§ **Task requirements**: Please write out the lines of the data exactly, beginning with the first and ending with the line containing "5.3041, 5.5954, 5.8210, 6.1376, 6.4818, 7.6384];"; leave the pictures behind.

--

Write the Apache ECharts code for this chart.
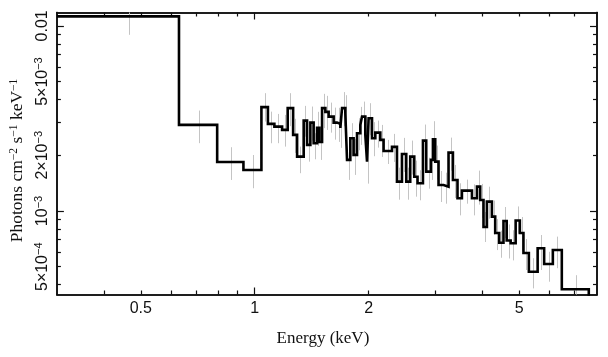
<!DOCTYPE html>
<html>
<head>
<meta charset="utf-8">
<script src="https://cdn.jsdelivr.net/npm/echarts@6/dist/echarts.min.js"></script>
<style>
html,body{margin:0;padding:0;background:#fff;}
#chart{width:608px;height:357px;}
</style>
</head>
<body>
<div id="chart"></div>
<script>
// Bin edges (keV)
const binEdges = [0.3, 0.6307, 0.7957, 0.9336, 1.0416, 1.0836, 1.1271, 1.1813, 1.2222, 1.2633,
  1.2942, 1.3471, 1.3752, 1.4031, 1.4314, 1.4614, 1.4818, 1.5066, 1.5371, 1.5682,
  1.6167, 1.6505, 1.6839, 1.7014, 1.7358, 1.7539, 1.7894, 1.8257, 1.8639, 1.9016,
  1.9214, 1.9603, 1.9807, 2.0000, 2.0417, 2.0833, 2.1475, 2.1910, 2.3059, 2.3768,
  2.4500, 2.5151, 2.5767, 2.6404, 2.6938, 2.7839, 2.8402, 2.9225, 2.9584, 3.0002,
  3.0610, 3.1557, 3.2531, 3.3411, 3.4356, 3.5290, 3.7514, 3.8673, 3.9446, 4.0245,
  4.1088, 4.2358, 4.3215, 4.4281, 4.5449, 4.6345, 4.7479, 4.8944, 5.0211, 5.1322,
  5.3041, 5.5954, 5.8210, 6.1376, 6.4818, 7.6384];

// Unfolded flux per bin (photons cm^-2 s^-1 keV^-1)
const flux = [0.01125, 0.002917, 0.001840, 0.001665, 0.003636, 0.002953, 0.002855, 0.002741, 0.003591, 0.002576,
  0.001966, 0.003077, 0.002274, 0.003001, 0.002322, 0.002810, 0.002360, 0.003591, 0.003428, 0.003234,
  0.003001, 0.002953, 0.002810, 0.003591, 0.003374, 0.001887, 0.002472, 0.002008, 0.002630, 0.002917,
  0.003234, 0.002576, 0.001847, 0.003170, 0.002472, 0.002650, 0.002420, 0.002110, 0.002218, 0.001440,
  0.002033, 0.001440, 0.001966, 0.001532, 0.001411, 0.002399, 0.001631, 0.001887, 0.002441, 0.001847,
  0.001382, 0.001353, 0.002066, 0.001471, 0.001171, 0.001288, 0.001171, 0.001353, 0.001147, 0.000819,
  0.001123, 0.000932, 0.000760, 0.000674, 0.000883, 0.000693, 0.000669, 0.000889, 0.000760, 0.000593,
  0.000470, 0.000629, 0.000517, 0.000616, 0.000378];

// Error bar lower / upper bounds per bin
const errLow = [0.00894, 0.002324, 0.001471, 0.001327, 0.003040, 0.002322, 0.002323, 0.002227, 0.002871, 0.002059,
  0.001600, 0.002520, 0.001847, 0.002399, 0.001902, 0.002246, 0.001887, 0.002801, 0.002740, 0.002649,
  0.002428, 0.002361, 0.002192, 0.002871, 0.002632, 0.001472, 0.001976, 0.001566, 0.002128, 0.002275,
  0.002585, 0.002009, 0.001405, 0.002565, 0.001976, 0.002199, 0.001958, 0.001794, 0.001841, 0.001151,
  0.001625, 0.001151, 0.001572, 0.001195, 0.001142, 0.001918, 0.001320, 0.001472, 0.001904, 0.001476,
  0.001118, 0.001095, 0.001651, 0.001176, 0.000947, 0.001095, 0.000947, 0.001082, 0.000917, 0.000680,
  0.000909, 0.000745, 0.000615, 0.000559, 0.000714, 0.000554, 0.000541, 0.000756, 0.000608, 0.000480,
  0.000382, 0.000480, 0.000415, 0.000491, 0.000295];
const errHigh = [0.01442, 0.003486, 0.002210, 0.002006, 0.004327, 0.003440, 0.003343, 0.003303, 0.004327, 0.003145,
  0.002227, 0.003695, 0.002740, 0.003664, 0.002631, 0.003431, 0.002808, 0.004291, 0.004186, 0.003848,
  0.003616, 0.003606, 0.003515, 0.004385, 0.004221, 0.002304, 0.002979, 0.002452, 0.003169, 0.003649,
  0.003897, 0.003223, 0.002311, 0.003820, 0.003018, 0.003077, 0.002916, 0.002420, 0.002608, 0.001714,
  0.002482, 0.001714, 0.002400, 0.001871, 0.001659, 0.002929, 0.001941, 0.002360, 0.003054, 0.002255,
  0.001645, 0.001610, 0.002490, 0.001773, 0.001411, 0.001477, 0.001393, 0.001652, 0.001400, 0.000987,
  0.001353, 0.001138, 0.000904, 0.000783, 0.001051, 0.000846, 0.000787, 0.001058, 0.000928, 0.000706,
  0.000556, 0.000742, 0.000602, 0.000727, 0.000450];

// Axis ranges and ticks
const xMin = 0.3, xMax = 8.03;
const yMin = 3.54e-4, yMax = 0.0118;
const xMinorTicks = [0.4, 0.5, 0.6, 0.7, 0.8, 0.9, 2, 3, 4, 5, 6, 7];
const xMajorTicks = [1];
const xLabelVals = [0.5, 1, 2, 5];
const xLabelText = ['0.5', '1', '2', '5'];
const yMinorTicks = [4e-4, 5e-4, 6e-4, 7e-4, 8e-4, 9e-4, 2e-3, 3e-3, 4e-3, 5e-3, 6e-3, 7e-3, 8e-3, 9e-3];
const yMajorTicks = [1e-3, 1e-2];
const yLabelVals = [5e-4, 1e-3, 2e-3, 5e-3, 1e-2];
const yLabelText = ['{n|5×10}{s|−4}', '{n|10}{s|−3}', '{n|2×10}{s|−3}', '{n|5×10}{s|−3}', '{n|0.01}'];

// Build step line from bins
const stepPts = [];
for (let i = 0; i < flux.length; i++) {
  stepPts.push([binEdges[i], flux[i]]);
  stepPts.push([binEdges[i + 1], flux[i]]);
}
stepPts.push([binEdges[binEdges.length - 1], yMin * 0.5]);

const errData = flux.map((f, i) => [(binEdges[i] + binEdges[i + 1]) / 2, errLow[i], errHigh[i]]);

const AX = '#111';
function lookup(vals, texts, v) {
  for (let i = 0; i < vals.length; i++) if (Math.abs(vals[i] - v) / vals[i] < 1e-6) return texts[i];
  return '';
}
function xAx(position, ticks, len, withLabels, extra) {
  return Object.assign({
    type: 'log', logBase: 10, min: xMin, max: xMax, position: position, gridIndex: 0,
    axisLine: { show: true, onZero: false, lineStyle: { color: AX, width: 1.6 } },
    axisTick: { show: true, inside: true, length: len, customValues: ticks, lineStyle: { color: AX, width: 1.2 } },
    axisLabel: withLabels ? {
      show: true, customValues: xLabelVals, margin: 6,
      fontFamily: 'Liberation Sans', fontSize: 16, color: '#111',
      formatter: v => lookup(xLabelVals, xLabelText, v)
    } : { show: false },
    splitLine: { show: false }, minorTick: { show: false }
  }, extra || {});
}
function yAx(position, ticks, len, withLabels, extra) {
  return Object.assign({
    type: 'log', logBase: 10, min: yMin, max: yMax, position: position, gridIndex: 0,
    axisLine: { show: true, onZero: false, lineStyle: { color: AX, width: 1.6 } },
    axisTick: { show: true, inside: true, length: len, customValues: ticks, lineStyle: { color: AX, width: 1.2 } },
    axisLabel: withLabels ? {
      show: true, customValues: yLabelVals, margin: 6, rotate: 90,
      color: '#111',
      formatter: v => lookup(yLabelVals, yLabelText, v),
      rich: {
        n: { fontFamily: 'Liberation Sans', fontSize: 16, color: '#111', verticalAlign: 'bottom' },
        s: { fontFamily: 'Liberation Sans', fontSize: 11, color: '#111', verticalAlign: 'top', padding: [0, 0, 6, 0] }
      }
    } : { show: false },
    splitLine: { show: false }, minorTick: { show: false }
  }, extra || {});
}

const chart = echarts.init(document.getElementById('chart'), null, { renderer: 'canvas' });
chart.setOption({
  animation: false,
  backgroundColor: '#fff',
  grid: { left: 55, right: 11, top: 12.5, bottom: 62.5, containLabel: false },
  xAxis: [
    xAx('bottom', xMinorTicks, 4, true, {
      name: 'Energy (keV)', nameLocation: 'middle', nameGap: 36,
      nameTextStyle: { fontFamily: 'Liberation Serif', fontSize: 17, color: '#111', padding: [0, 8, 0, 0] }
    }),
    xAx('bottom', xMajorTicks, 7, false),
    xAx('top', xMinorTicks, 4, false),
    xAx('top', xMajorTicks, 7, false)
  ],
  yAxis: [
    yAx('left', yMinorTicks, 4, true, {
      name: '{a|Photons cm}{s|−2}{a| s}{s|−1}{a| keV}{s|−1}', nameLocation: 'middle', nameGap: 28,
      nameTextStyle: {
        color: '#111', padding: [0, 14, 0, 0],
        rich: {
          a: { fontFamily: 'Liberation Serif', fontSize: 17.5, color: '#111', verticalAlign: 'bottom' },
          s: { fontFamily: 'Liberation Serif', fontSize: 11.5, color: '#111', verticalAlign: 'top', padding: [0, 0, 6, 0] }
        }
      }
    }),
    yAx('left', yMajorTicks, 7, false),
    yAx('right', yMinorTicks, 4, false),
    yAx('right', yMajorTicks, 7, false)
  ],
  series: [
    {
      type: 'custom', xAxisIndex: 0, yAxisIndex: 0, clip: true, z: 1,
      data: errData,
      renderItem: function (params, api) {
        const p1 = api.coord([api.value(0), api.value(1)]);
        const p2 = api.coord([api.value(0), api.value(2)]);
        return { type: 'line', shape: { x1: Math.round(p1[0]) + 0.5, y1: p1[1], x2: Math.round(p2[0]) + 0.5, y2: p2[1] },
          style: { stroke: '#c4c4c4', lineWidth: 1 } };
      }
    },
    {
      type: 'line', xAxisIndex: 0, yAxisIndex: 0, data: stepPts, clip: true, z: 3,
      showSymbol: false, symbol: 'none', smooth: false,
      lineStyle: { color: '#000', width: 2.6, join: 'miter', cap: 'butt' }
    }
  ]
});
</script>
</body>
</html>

--

§ **Response to the exercise**:
Write the Apache ECharts code for this chart.
<!DOCTYPE html>
<html>
<head>
<meta charset="utf-8">
<script src="https://cdn.jsdelivr.net/npm/echarts@6/dist/echarts.min.js"></script>
<style>
html,body{margin:0;padding:0;background:#fff;}
#chart{width:608px;height:357px;}
</style>
</head>
<body>
<div id="chart"></div>
<script>
// Bin edges (keV)
const binEdges = [0.3, 0.6307, 0.7957, 0.9336, 1.0416, 1.0836, 1.1271, 1.1813, 1.2222, 1.2633,
  1.2942, 1.3471, 1.3752, 1.4031, 1.4314, 1.4614, 1.4818, 1.5066, 1.5371, 1.5682,
  1.6167, 1.6505, 1.6839, 1.7014, 1.7358, 1.7539, 1.7894, 1.8257, 1.8639, 1.9016,
  1.9214, 1.9603, 1.9807, 2.0000, 2.0417, 2.0833, 2.1475, 2.1910, 2.3059, 2.3768,
  2.4500, 2.5151, 2.5767, 2.6404, 2.6938, 2.7839, 2.8402, 2.9225, 2.9584, 3.0002,
  3.0610, 3.1557, 3.2531, 3.3411, 3.4356, 3.5290, 3.7514, 3.8673, 3.9446, 4.0245,
  4.1088, 4.2358, 4.3215, 4.4281, 4.5449, 4.6345, 4.7479, 4.8944, 5.0211, 5.1322,
  5.3041, 5.5954, 5.8210, 6.1376, 6.4818, 7.6384];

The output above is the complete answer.